It’s been One Of Those Weeks. The dominant story being the Vegas shooting almost overshadowing the unrelenting liberal attack on God, country, and mom’s apple pie. Conspiracy theories are flying out of Las Vegas like bats out of hell, but as the week wore on it became apparent that not all the theorists are wearing tin foil hats. With more holes in the official police version than the venue below the hotel, a lot of inquiring minds are asking serious questions.
The fake news bias was so bad one poor wounded man couldn’t even stand up in his hospital room to meet his president without drawing the ire of snowflakes from all quarters. Of course the fashion police in NewYork were very concerned about the first lady’s shoes. All this, and the increasing rumor the Michelle Obama is going to come out of the closet, and run for president. Oh, my bad! Bad choice of words.
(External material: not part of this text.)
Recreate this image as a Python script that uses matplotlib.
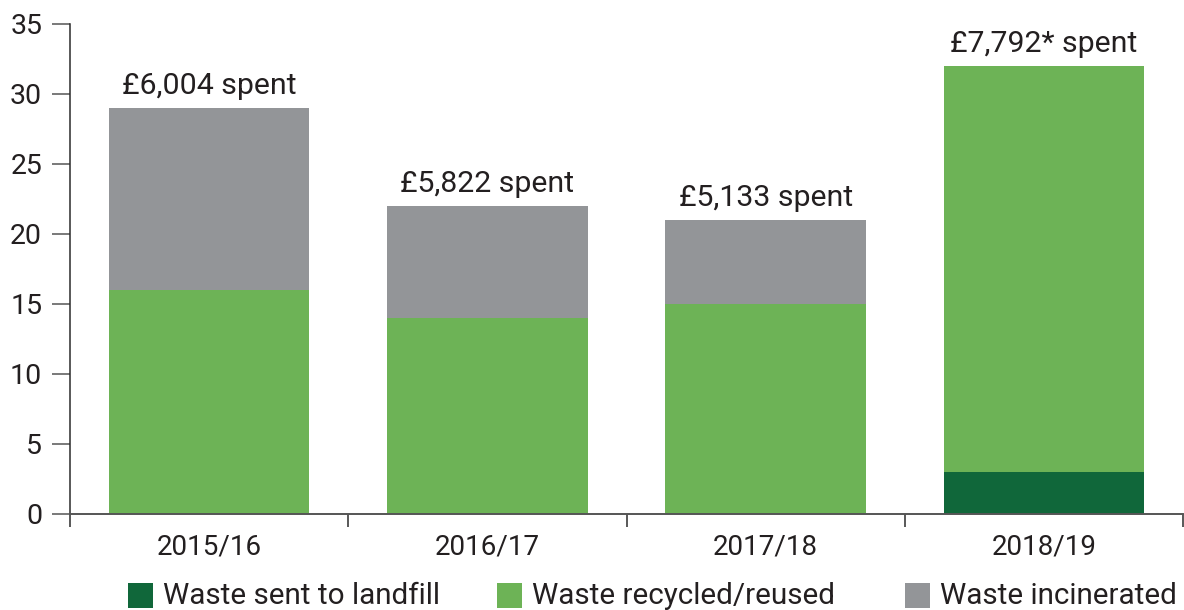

Of course the democrats want to ban everything from an Uzi to a spit wad now. Thanks to Vegas we all know what a “Bump Stock” is. Until this week I would have thought that was referring to what a farm boy did to a sheep when no one was looking. The NRA fell silent, then came bumping back into the picture on the anti bump stock side. Dems, counting bullets, railed about automatic weapons while most didn’t know the difference between auto and full auto. They reasoned that fewer people would have been killed if the shooter didn’t have the infamous stock. I’d like to remind you that Charles Whitman used a deer rifle, and local people kept his head down with THEIR deer rifles. Makes you wonder what the liberals would consider an acceptable body count to be? Unborn doesn’t seem to bother them
As we go into next week, hopefully we’ll get some clear answers. The FBI, local law enforcement and ATF are on the job, just like they were at 911 and Waco, so I’m confident we’re in good hands. About the only thing good that came out of all this was the North Korean issue got put on the back burner. Back burner? Shucks! They put “Won Hung Lo” on the slow smoker out in the back yard! See y’all on the flip side.